Pair this with hog-behaviour background research—activity patterns, habitat use, reaction to lights and vehicles—published by wildlife agencies and hunting educators.

When you then brief distributors, you’re not just repeating marketing slogans; you can say:

“On three Texas properties over 15 nights we saw that 80% of hog shots were taken between 90 and 220 yards. In that band, our 25 mm and 35 mm lenses gave faster target acquisition than the 50 mm prototypes, which most testers found too narrow for scanning. That’s why we’re positioning 50 mm only as a dual-use coyote/hog scope.”

That kind of quantified narrative is exactly what serious B2B partners expect from a mature thermal imaging scope supplier.


What to Teach Dealers About Lens & FOV for Hog Customers

Finally, don’t keep this logic trapped in product management. Your dealers and pro-staff need a simple way to translate it for end users. A short training card might say:

  1. Ask where and how they hunt hogs. Timber + fields? Big ag flats? From vehicles, tripods or on foot?
  2. Tie terrain to FOV.
    • Mixed terrain, shots inside 250 yards → recommend 25 mm 384/640.
    • Open fields, frequent 250–400 yard shots → recommend 35 mm or higher-res 25 mm.
    • Long, open shots plus coyote work → discuss 35–50 mm 640 “precision” scopes.
  3. Discuss scanning tools. If the customer already owns or plans to buy a scanner, you can put slightly more magnification on the rifle. If not, steer them toward wider FOV scopes so they can scan and shoot comfortably through one optic.

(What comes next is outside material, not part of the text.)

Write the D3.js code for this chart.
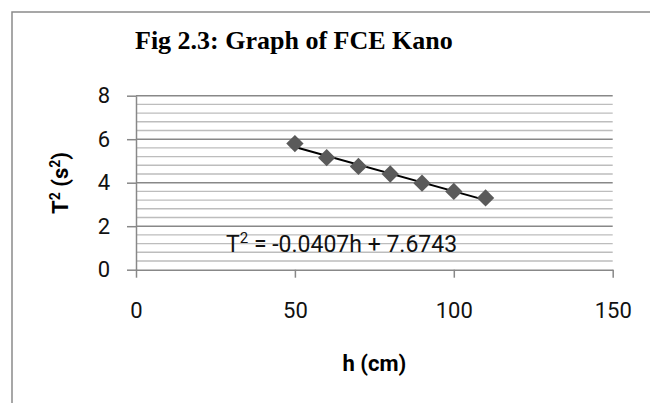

Reinforce this with real numbers (“this model shows 55 ft of field at 100 yards vs 27 ft on this one”) and with demo setups using steel or passive thermal targets at staggered ranges.

When every salesperson in your network can confidently connect thermal scope for hog hunting choices to hog behaviour and terrain, you’ve turned a dense engineering topic into a clear commercial advantage—and made it much more likely that buyers end up in the right glass the first time.